SNP-select description

The main concept of the ANNOVAR-like program SNP-select, as well, in fact, as ANNOVAR itself (see http://www.openbioinformatics.org/annovar/), is a stepwise filtering of input mutation set to discriminate those hardly determine a certain hereditary disease or any other "mutational" feature. User can specify the set of filtering steps.

The SNP-select program reads input files where the every line corresponds to a single mutation per genome, including single and/or block substitutions, insertions or deletions. The first 5 values in a line, tab-separated, represent a chromosomal index (may contain 'chr' prior to index), starting and ending positions for mutation, reference and alternative nucleotides. It is allowed to insert additional columns to line that will be output without changes in output files. '0' is specified for indication of a reference nucleotide, if it is unknown. Insertions/deletions can be represented by the '-' symbol for indication of missing nucleotides. The Table 1 represents a number of examples.

Table 1. Example of an input file with five genetic variants.
Chromosome Start End Ref Obs Comments
16 49303427 49303427 C T R702W (NOD2)
16 49321279 49321279 - C c.3016_3017insC (NOD2)
13 19661685 19661685 G - 35delG (GJB2)
1 105293754 105293754 0 ATAAA Block substitution
1 13133880 13133881 TC - 2-bp deletion (rs59770105)
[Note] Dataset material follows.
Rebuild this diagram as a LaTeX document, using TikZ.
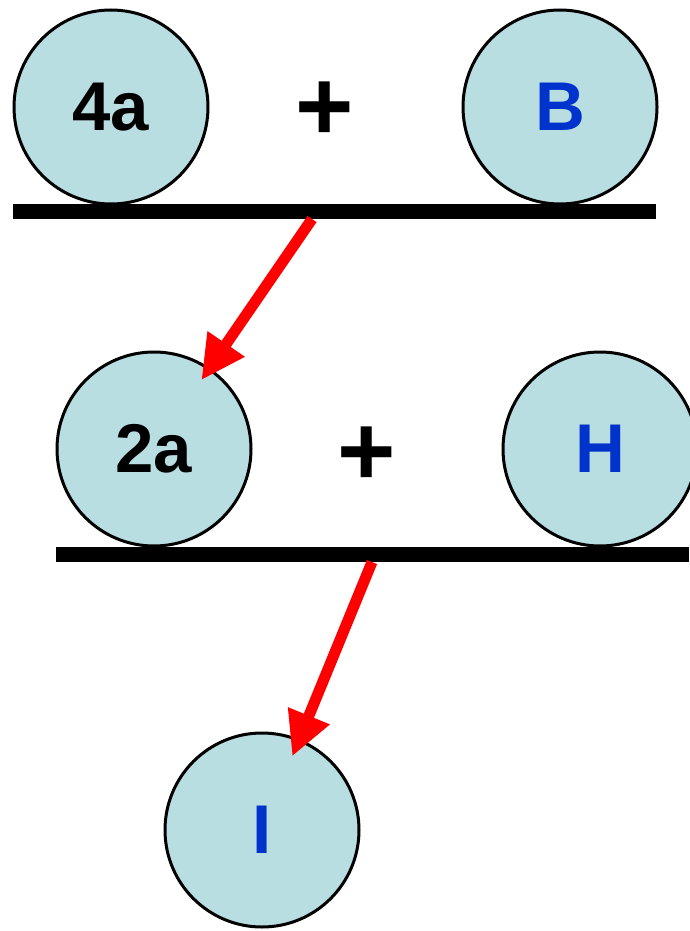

To estimate variants in regard to their functional effects, SNP-select utilizes a number of databases that are preliminary loaded and checked (Table 2). Some filters, by user discretion, can be omitted. Every variant (mutation) is being compared to content of databases selected as filters, and, on hit particular genome regions or on exceeding an user-specified score threshold, is being discriminated.

At every step, in the folder, that is specified in initialization file, the files 'step_i' and 'step_i.dropped' with "passed through the filter" and "dropped" at i-th step mutations. The last value in tab-delimited line of mutation contains the commentary on a feature of current filter. As a rule, it's a score value. For the first filter - genomic annotation - it is a reference to mutation localization: exonic or splicing for accepted mutations, and noncoding_exonic, intronic, 3-prim noncoding, 5-prim noncoding, intergenic for filtered, as well as '-' for those discriminated mutations that were not found in annotations DB (located outside the annotated part of a genome).

Once all filters are passed, the list of mutations that are most promising in terms of association with a certain feature/disease is formed.

Table 2. List of filtering steps.
Filter order Name of a filter
file in folder with DB
Score threshold for discrimination of non-promising mutations
1 Genic annotation of a mutation,
knownGene.fg2
All mutations outside exons or splicing sites are being discriminated
2 Conserved regions among 46 species,
phastConsElements46way.txt
All not found removed
3 Segmental duplication regions
genomicSuperDups.txt
All found removed**)
4 1000 Genomes Project Pilot data 2011 May release
ALL.sites.2010_11.txt
All found removed**)
5 dbSNP, NCBI short genetic variations
snp135.txt
All found removed**)
6 whole-exome SIFT scores for non-synonymous variants
avsift.txt
>0.05*)
7 PolyPhen-2 scores
ljb_pp2.txt
>0.85*)
8 PhyloP conservation scores
ljb_phylop.txt
>0.95*)
9 MutationTaster scores
ljb_mt.txt
>0.5*)
10 whole-exome LRT (likelihood ratio test) scores
ljb_lrt.txt
>0.5*)
11 whole-exome GERP++ scores
ljb_gerp++.txt
>0*)
12 Conserved genomic regions by GERP++
gerp++elem.txt
All not found removed
13 NHLBI Exome Sequencing Project
esp6500_all.txt
>0*)
14 UCSC repeats
rmask.txt
All found removed**)

*) - can be changed by user
**) - Database hit is enough